When mum picked me and my mate up from the party we told her that we watched a video of Back to the Future.  
 
***** 

Remember how I said I got into the business by dumb luck ? Well the first stroke came when a guy who I wasn’t really friends with gave me a big stack of pornography mags ( I think he used to work in a newsagency - at least that’s where he said he got them). Being the little capitalist fucker that I was back then I decided I might make a few dollars selling them. There was a couple of hardcore ones but mostly they were English ones that had lots of pictures of ladies knickers and school girls. 

My second stroke of luck came when I found some pretty hardcore numbers in a rubbish hopper near Riversdale station. I’m not quite sure what I was doing looking through a rubbish hopper, but that’s the sort of thing you do when you’re a kid I suppose. 

So I had the perfect little economic situation. A huge amount of pornography (supply) and a school full of horny kids (demand). 
 
My biggest problem was storage but I soon became quite ingenious at hiding them around my bedroom: inside record covers (my Gang Gajang record has never been the same since), under the mattress, behind my wardrobe, outside in the garden wrapped up in layers of plastic bags, next to beer and other naughty stuff. 
 
Business began fairly slowly but I had few kids who bought on more than one occasion. My best customer was an Asian kid who didn’t have much English and grey teeth. He would come up to me when I was at my locker and ask me if I had the "books". I felt a bit sorry for him because of the grey teeth so I sold them to him for a special price of five dollars. (this wasn’t a charity after all) 

I employed a kid down the road who went to Melbourne Grammar School which was full of horny, rich kids who I guessed made up for the lack of females at their school by having a real thirst for porn. I got $20 a pop for a magazine and let the agent keep five dollars. After a while I began to suspect that he was taking more than the agreed fee as he started saying he could only sell them for $10. But hell, I was moving units. I can remember stuffing $10 notes into the third drawer down on my chest of drawers. (I didn’t put stuff like that in the bottom drawer - that would be the obvious place, just as I never get in the last carriage of the train because that’s where everyone thinks they’re going to get a seat). 

The Expansion into Video Production (nearly) 
 
My mate’s dad had a few porno videos (Sex Boat, Babyface and the Fuckologist). 
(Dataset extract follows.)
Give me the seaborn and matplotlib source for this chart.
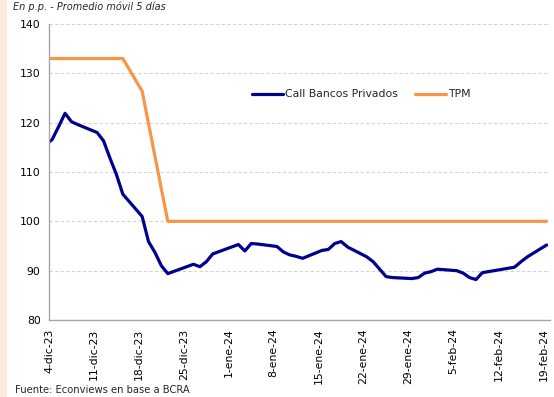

When his parents went out we used to "crack out the prawns". He was absolutely fanatical about returning the video to his dad’s cupboard cued to exactly the same scene as where he found it. This involved not only (a) checking which scene it was up to (eg. girl masturbating in back of taxi) and (b) writing down what number the video counter was up to, but (c) pre-rolling and end-rolling to make sure it was the right scene. (after the 400th head job this can be necessary). 

 When his family bought a second video player the timing was perfect. The magazine business was starting to slow and I began to imagine the profit possibilities of dubbing videos. We purchased about 6 of the cheapest video cassettes that we could at the Reject Shop and joined the Cross Country running team. We sprinted to his house at lunchtime running training and began dubbing. Problem was we never had enough time to dub the videos........so the business never reached its potential........well never really happened at all. My days as the Porn King had reached an inauspicious end.